▼▼▼

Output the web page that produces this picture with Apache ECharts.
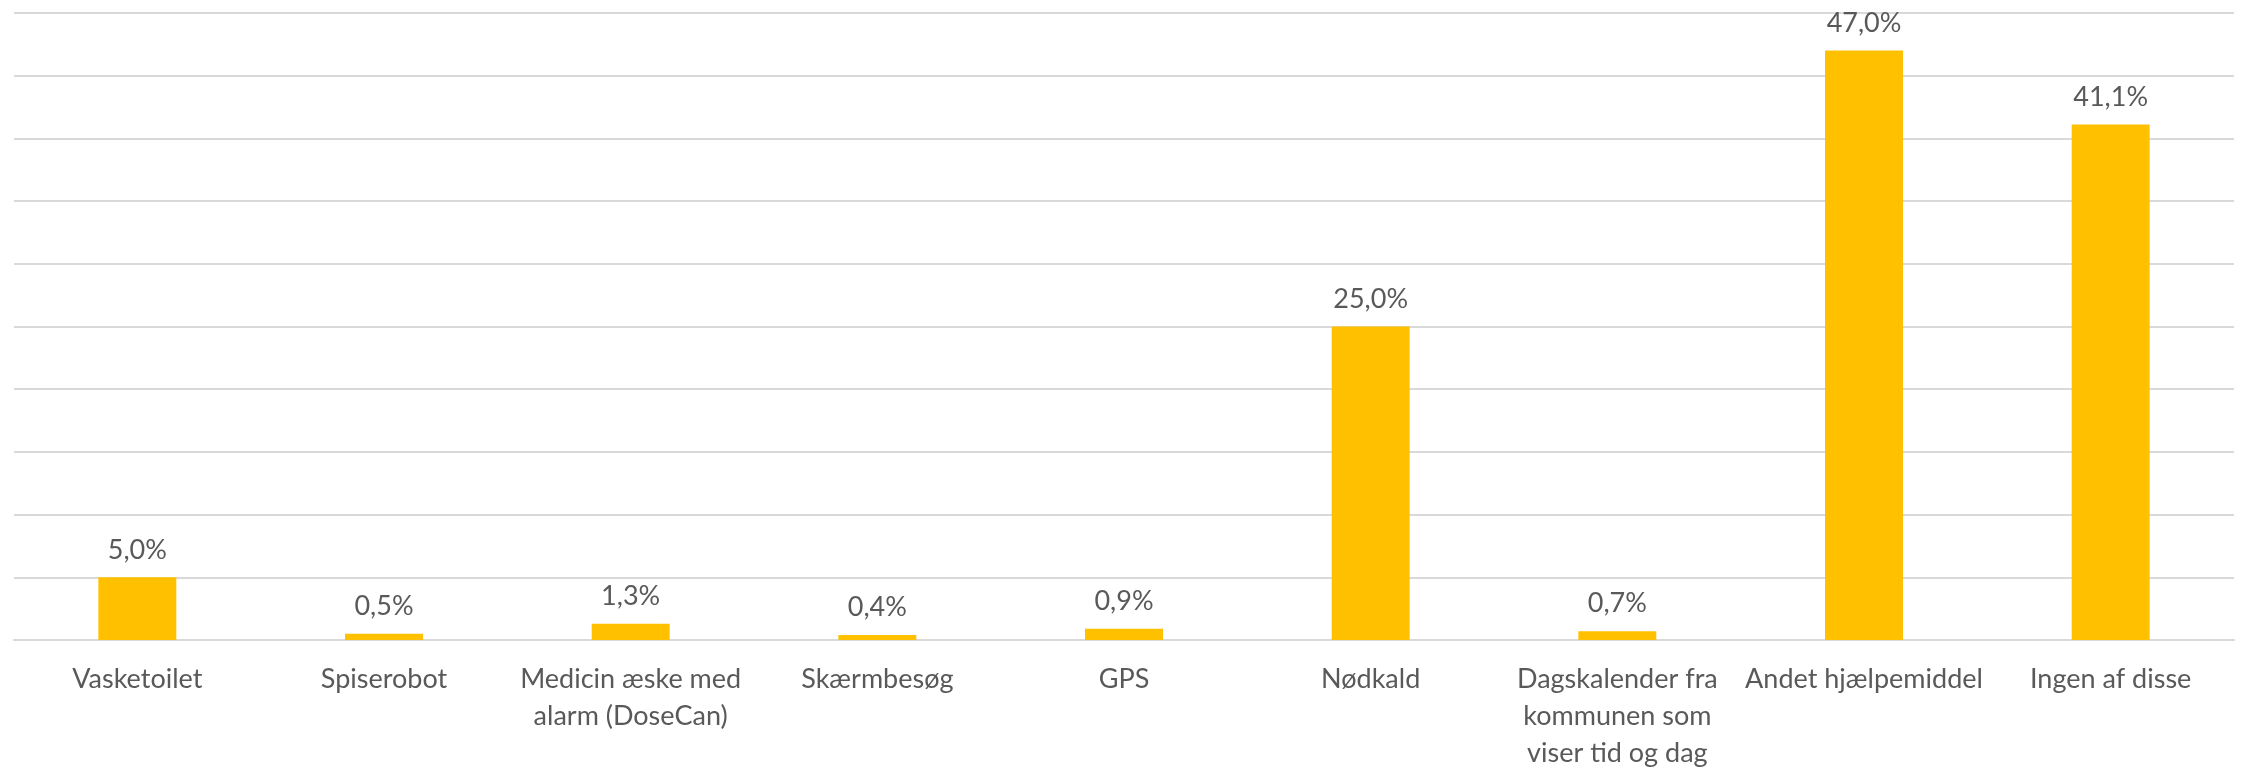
<!DOCTYPE html>
<html>
<head>
<meta charset="utf-8">
<script src="https://cdn.jsdelivr.net/npm/echarts@6/dist/echarts.min.js"></script>
<style>
  html, body { margin: 0; padding: 0; background: #ffffff; }
  #chart { width: 2244px; height: 772px; }
</style>
</head>
<body>
<div id="chart"></div>
<script>
// Kategorier (hjælpemidler) og andel i procent
const categories = [
  'Vasketoilet',
  'Spiserobot',
  'Medicin æske med\nalarm (DoseCan)',
  'Skærmbesøg',
  'GPS',
  'Nødkald',
  'Dagskalender fra\nkommunen som\nviser tid og dag',
  'Andet hjælpemiddel',
  'Ingen af disse'
];
const values = [5.0, 0.5, 1.3, 0.4, 0.9, 25.0, 0.7, 47.0, 41.1];

// Værdiakse: 0–50 % i trin på 5
const axisMin = 0;
const axisMax = 50;
const axisStep = 5;

const FONT = 'Lato, "Open Sans", sans-serif';
const TEXT = '#595959';
const GRID = '#D9D9D9';

const chart = echarts.init(document.getElementById('chart'), null, { renderer: 'canvas' });

chart.setOption({
  animation: false,
  backgroundColor: '#ffffff',
  grid: { left: 14, right: 10, top: 13, bottom: 122, containLabel: false },
  xAxis: {
    type: 'category',
    data: categories,
    axisTick: { show: false },
    axisLine: { show: true, lineStyle: { color: GRID, width: 2 } },
    axisLabel: {
      interval: 0,
      margin: 21,
      color: TEXT,
      fontFamily: FONT,
      fontSize: 27,
      lineHeight: 37
    }
  },
  yAxis: {
    type: 'value',
    min: axisMin,
    max: axisMax,
    interval: axisStep,
    axisLabel: { show: false },
    axisLine: { show: false },
    axisTick: { show: false },
    splitLine: { show: true, lineStyle: { color: GRID, width: 2 } }
  },
  series: [{
    type: 'bar',
    data: values,
    barWidth: '31.6%',
    itemStyle: { color: '#FFC000' },
    label: {
      show: true,
      position: 'top',
      distance: 14,
      color: TEXT,
      fontFamily: FONT,
      fontSize: 27,
      formatter: p => p.value.toFixed(1).replace('.', ',') + '%'
    }
  }]
});
</script>
</body>
</html>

▲▲▲

TASK TO CARRY OUT. Reproduce every line exactly and omit all pictures.

CORRECT ANSWER.
Output the web page that produces this picture with Apache ECharts.
<!DOCTYPE html>
<html>
<head>
<meta charset="utf-8">
<script src="https://cdn.jsdelivr.net/npm/echarts@6/dist/echarts.min.js"></script>
<style>
  html, body { margin: 0; padding: 0; background: #ffffff; }
  #chart { width: 2244px; height: 772px; }
</style>
</head>
<body>
<div id="chart"></div>
<script>
// Kategorier (hjælpemidler) og andel i procent
const categories = [
  'Vasketoilet',
  'Spiserobot',
  'Medicin æske med\nalarm (DoseCan)',
  'Skærmbesøg',
  'GPS',
  'Nødkald',
  'Dagskalender fra\nkommunen som\nviser tid og dag',
  'Andet hjælpemiddel',
  'Ingen af disse'
];
const values = [5.0, 0.5, 1.3, 0.4, 0.9, 25.0, 0.7, 47.0, 41.1];

// Værdiakse: 0–50 % i trin på 5
const axisMin = 0;
const axisMax = 50;
const axisStep = 5;

const FONT = 'Lato, "Open Sans", sans-serif';
const TEXT = '#595959';
const GRID = '#D9D9D9';

const chart = echarts.init(document.getElementById('chart'), null, { renderer: 'canvas' });

chart.setOption({
  animation: false,
  backgroundColor: '#ffffff',
  grid: { left: 14, right: 10, top: 13, bottom: 122, containLabel: false },
  xAxis: {
    type: 'category',
    data: categories,
    axisTick: { show: false },
    axisLine: { show: true, lineStyle: { color: GRID, width: 2 } },
    axisLabel: {
      interval: 0,
      margin: 21,
      color: TEXT,
      fontFamily: FONT,
      fontSize: 27,
      lineHeight: 37
    }
  },
  yAxis: {
    type: 'value',
    min: axisMin,
    max: axisMax,
    interval: axisStep,
    axisLabel: { show: false },
    axisLine: { show: false },
    axisTick: { show: false },
    splitLine: { show: true, lineStyle: { color: GRID, width: 2 } }
  },
  series: [{
    type: 'bar',
    data: values,
    barWidth: '31.6%',
    itemStyle: { color: '#FFC000' },
    label: {
      show: true,
      position: 'top',
      distance: 14,
      color: TEXT,
      fontFamily: FONT,
      fontSize: 27,
      formatter: p => p.value.toFixed(1).replace('.', ',') + '%'
    }
  }]
});
</script>
</body>
</html>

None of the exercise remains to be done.